### Directions
Leave out the pictures; transcribe all else exactly.

------ Information shown

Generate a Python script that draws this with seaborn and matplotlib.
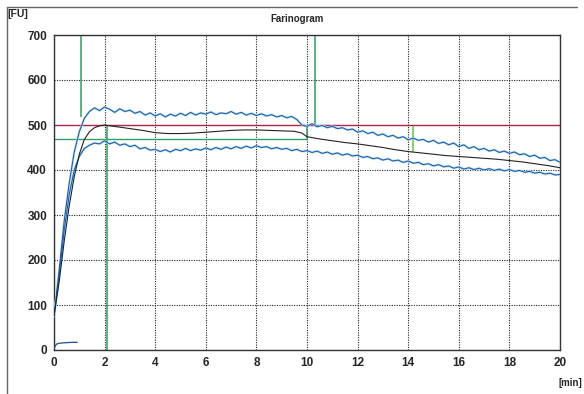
import numpy as np
import pandas as pd
import matplotlib
matplotlib.use("Agg")
import matplotlib.pyplot as plt
from matplotlib.lines import Line2D
import seaborn as sns

# ---- data ----
t_band = [round(0.2 * i, 1) for i in range(101)]
upper = [75, 175, 285, 370, 440, 485, 515, 530, 538, 532,
         540, 535, 528, 536, 530, 533, 526, 530, 522, 527,
         520, 525, 518, 524, 520, 526, 521, 528, 522, 527,
         524, 529, 523, 527, 525, 530, 524, 528, 522, 526,
         521, 525, 520, 523, 518, 521, 516, 519, 512, 500,
         497, 503, 496, 499, 494, 497, 492, 494, 489, 491,
         484, 487, 481, 484, 477, 480, 474, 477, 471, 474,
         467, 471, 466, 468, 462, 466, 459, 462, 456, 460,
         452, 456, 448, 452, 445, 448, 442, 445, 439, 442,
         437, 440, 434, 436, 430, 433, 426, 428, 421, 423, 417]
lower = [75, 165, 265, 345, 400, 430, 448, 455, 460, 458,
         465, 458, 462, 455, 458, 452, 455, 447, 450, 444,
         446, 441, 445, 440, 446, 443, 448, 443, 447, 444,
         449, 445, 450, 446, 451, 447, 452, 448, 453, 449,
         454, 450, 452, 447, 450, 446, 448, 443, 446, 441,
         443, 439, 442, 437, 440, 435, 438, 433, 436, 431,
         433, 428, 430, 425, 427, 422, 425, 420, 422, 417,
         420, 415, 417, 412, 414, 409, 412, 407, 409, 404,
         407, 402, 405, 401, 404, 400, 403, 399, 402, 398,
         401, 397, 399, 395, 397, 393, 395, 391, 393, 389, 390]
t_mid = [0, 0.2, 0.4, 0.6, 0.8, 1.0, 1.2, 1.4, 1.6, 1.8, 2.0, 2.5, 3, 3.5, 4,
         4.5, 5, 5.5, 6, 6.5, 7, 7.5, 8, 8.5, 9, 9.5, 9.8, 10, 10.5, 11, 11.5,
         12, 12.5, 13, 13.5, 14, 14.5, 15, 15.5, 16, 16.5, 17, 17.5, 18, 18.5,
         19, 19.5, 20]
middle = [75, 150, 240, 320, 385, 435, 468, 485, 494, 498, 500, 496, 492, 488,
          483, 481, 481, 482, 484, 486, 488, 489, 489, 488, 487, 486, 482, 474,
          469, 465, 461, 458, 454, 450, 445, 441, 438, 435, 432, 430, 428, 426,
          424, 421, 418, 414, 410, 405]
t_small = [0, 0.05, 0.1, 0.2, 0.4, 0.7, 0.92]
small = [3, 9, 13, 15, 16, 17, 17]

consistency_line = 500
tolerance_line = 470
tolerance_end = 10.0
green_vlines = [(1.07, 518, 700), (2.1, 0, 500), (10.3, 500, 700), (10.0, 470, 500)]
light_vline = (14.2, 440, 498)

x_ticks = list(range(0, 21, 2))
y_ticks = list(range(0, 701, 100))

# ---- plot ----
sns.set_style("white")
plt.rcParams['font.family'] = ['Liberation Sans', 'DejaVu Sans']

fig = plt.figure(figsize=(5.84, 3.94), dpi=100)
ax = fig.add_axes([54 / 584, 1 - 350 / 394, (560 - 54) / 584, (350 - 35) / 394])

bands = pd.DataFrame({"t": t_band, "upper": upper, "lower": lower})
mid = pd.DataFrame({"t": t_mid, "v": middle})
sm = pd.DataFrame({"t": t_small, "v": small})

ax.grid(True, color="#222222", linestyle=(0, (1, 1.2)), linewidth=0.8)
ax.set_axisbelow(True)

ax.axhline(consistency_line, color="#b3284f", lw=1.0, zorder=2)
ax.hlines(tolerance_line, 0, tolerance_end, color="#2e9e6a", lw=1.0, zorder=2)
for x, y0, y1 in green_vlines:
    ax.vlines(x, y0, y1, color="#2e9e5e", lw=1.1, zorder=2)
ax.vlines(light_vline[0], light_vline[1], light_vline[2], color="#66c844", lw=1.1, zorder=2)

for col in ["upper", "lower"]:
    sns.lineplot(data=bands, x="t", y=col, ax=ax, color="#a6e0f0", lw=1.6,
                 estimator=None, sort=False, zorder=3)
    sns.lineplot(data=bands, x="t", y=col, ax=ax, color="#1f4fa8", lw=0.7,
                 estimator=None, sort=False, zorder=4)
sns.lineplot(data=mid, x="t", y="v", ax=ax, color="#222222", lw=0.8,
             estimator=None, sort=False, zorder=5)
sns.lineplot(data=sm, x="t", y="v", ax=ax, color="#1f4f8a", lw=0.9,
             estimator=None, sort=False, zorder=5)

ax.set_xlim(0, 20)
ax.set_ylim(0, 700)
ax.set_xticks(x_ticks)
ax.set_yticks(y_ticks)
ax.set_xlabel("")
ax.set_ylabel("")
ax.tick_params(axis="both", which="both", length=3, width=0.8, color="#333333",
               labelsize=8.5, pad=2, direction="out")
ax.tick_params(axis="x", length=0, pad=5)
for lab in ax.get_xticklabels() + ax.get_yticklabels():
    lab.set_fontweight("bold")
for s in ax.spines.values():
    s.set_color("#333333")
    s.set_linewidth(1.0)
    s.set_visible(True)

fig.text(297 / 584, 1 - 19 / 394, "Farinogram", ha="center", va="center",
         fontsize=7, fontweight="bold")
fig.text(7 / 584, 1 - 14 / 394, "[FU]", ha="left", va="center",
         fontsize=7.5, fontweight="bold")
fig.text(582 / 584, 1 - 383 / 394, "[min]", ha="right", va="center",
         fontsize=7, fontweight="bold")

fig.add_artist(Line2D([7 / 584, 7 / 584], [0, 1 - 7 / 394], color="#666666", lw=1.0))
fig.add_artist(Line2D([7 / 584, 577 / 584], [1 - 7 / 394, 1 - 7 / 394], color="#666666", lw=1.0))

fig.savefig("out.png", dpi=100)
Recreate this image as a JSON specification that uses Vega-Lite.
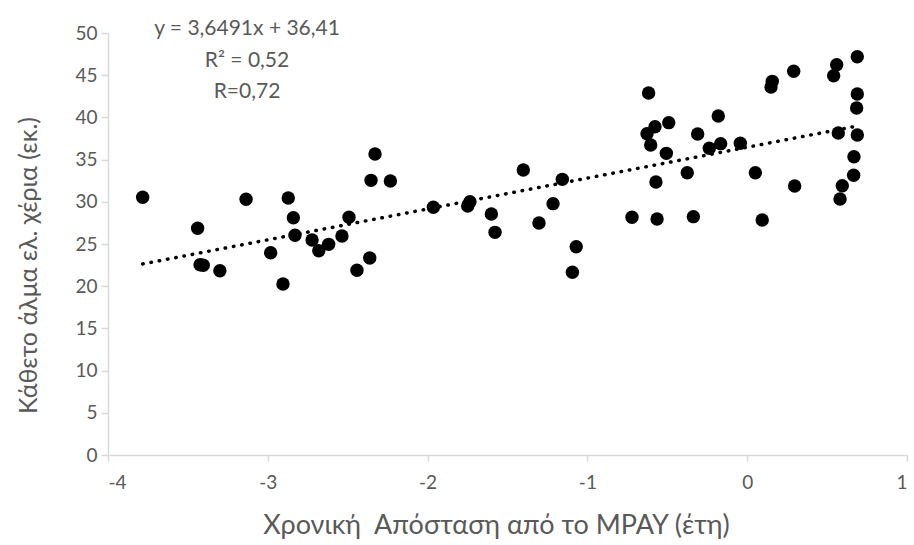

------------

### Worked answer
Generate a Python script that draws this with seaborn and matplotlib.
import numpy as np
import pandas as pd
import matplotlib
matplotlib.use("Agg")
import matplotlib.pyplot as plt
from matplotlib.lines import Line2D
import seaborn as sns

# ---- data ----
t_band = [round(0.2 * i, 1) for i in range(101)]
upper = [75, 175, 285, 370, 440, 485, 515, 530, 538, 532,
         540, 535, 528, 536, 530, 533, 526, 530, 522, 527,
         520, 525, 518, 524, 520, 526, 521, 528, 522, 527,
         524, 529, 523, 527, 525, 530, 524, 528, 522, 526,
         521, 525, 520, 523, 518, 521, 516, 519, 512, 500,
         497, 503, 496, 499, 494, 497, 492, 494, 489, 491,
         484, 487, 481, 484, 477, 480, 474, 477, 471, 474,
         467, 471, 466, 468, 462, 466, 459, 462, 456, 460,
         452, 456, 448, 452, 445, 448, 442, 445, 439, 442,
         437, 440, 434, 436, 430, 433, 426, 428, 421, 423, 417]
lower = [75, 165, 265, 345, 400, 430, 448, 455, 460, 458,
         465, 458, 462, 455, 458, 452, 455, 447, 450, 444,
         446, 441, 445, 440, 446, 443, 448, 443, 447, 444,
         449, 445, 450, 446, 451, 447, 452, 448, 453, 449,
         454, 450, 452, 447, 450, 446, 448, 443, 446, 441,
         443, 439, 442, 437, 440, 435, 438, 433, 436, 431,
         433, 428, 430, 425, 427, 422, 425, 420, 422, 417,
         420, 415, 417, 412, 414, 409, 412, 407, 409, 404,
         407, 402, 405, 401, 404, 400, 403, 399, 402, 398,
         401, 397, 399, 395, 397, 393, 395, 391, 393, 389, 390]
t_mid = [0, 0.2, 0.4, 0.6, 0.8, 1.0, 1.2, 1.4, 1.6, 1.8, 2.0, 2.5, 3, 3.5, 4,
         4.5, 5, 5.5, 6, 6.5, 7, 7.5, 8, 8.5, 9, 9.5, 9.8, 10, 10.5, 11, 11.5,
         12, 12.5, 13, 13.5, 14, 14.5, 15, 15.5, 16, 16.5, 17, 17.5, 18, 18.5,
         19, 19.5, 20]
middle = [75, 150, 240, 320, 385, 435, 468, 485, 494, 498, 500, 496, 492, 488,
          483, 481, 481, 482, 484, 486, 488, 489, 489, 488, 487, 486, 482, 474,
          469, 465, 461, 458, 454, 450, 445, 441, 438, 435, 432, 430, 428, 426,
          424, 421, 418, 414, 410, 405]
t_small = [0, 0.05, 0.1, 0.2, 0.4, 0.7, 0.92]
small = [3, 9, 13, 15, 16, 17, 17]

consistency_line = 500
tolerance_line = 470
tolerance_end = 10.0
green_vlines = [(1.07, 518, 700), (2.1, 0, 500), (10.3, 500, 700), (10.0, 470, 500)]
light_vline = (14.2, 440, 498)

x_ticks = list(range(0, 21, 2))
y_ticks = list(range(0, 701, 100))

# ---- plot ----
sns.set_style("white")
plt.rcParams['font.family'] = ['Liberation Sans', 'DejaVu Sans']

fig = plt.figure(figsize=(5.84, 3.94), dpi=100)
ax = fig.add_axes([54 / 584, 1 - 350 / 394, (560 - 54) / 584, (350 - 35) / 394])

bands = pd.DataFrame({"t": t_band, "upper": upper, "lower": lower})
mid = pd.DataFrame({"t": t_mid, "v": middle})
sm = pd.DataFrame({"t": t_small, "v": small})

ax.grid(True, color="#222222", linestyle=(0, (1, 1.2)), linewidth=0.8)
ax.set_axisbelow(True)

ax.axhline(consistency_line, color="#b3284f", lw=1.0, zorder=2)
ax.hlines(tolerance_line, 0, tolerance_end, color="#2e9e6a", lw=1.0, zorder=2)
for x, y0, y1 in green_vlines:
    ax.vlines(x, y0, y1, color="#2e9e5e", lw=1.1, zorder=2)
ax.vlines(light_vline[0], light_vline[1], light_vline[2], color="#66c844", lw=1.1, zorder=2)

for col in ["upper", "lower"]:
    sns.lineplot(data=bands, x="t", y=col, ax=ax, color="#a6e0f0", lw=1.6,
                 estimator=None, sort=False, zorder=3)
    sns.lineplot(data=bands, x="t", y=col, ax=ax, color="#1f4fa8", lw=0.7,
                 estimator=None, sort=False, zorder=4)
sns.lineplot(data=mid, x="t", y="v", ax=ax, color="#222222", lw=0.8,
             estimator=None, sort=False, zorder=5)
sns.lineplot(data=sm, x="t", y="v", ax=ax, color="#1f4f8a", lw=0.9,
             estimator=None, sort=False, zorder=5)

ax.set_xlim(0, 20)
ax.set_ylim(0, 700)
ax.set_xticks(x_ticks)
ax.set_yticks(y_ticks)
ax.set_xlabel("")
ax.set_ylabel("")
ax.tick_params(axis="both", which="both", length=3, width=0.8, color="#333333",
               labelsize=8.5, pad=2, direction="out")
ax.tick_params(axis="x", length=0, pad=5)
for lab in ax.get_xticklabels() + ax.get_yticklabels():
    lab.set_fontweight("bold")
for s in ax.spines.values():
    s.set_color("#333333")
    s.set_linewidth(1.0)
    s.set_visible(True)

fig.text(297 / 584, 1 - 19 / 394, "Farinogram", ha="center", va="center",
         fontsize=7, fontweight="bold")
fig.text(7 / 584, 1 - 14 / 394, "[FU]", ha="left", va="center",
         fontsize=7.5, fontweight="bold")
fig.text(582 / 584, 1 - 383 / 394, "[min]", ha="right", va="center",
         fontsize=7, fontweight="bold")

fig.add_artist(Line2D([7 / 584, 7 / 584], [0, 1 - 7 / 394], color="#666666", lw=1.0))
fig.add_artist(Line2D([7 / 584, 577 / 584], [1 - 7 / 394, 1 - 7 / 394], color="#666666", lw=1.0))

fig.savefig("out.png", dpi=100)
Recreate this image as a JSON specification that uses Vega-Lite.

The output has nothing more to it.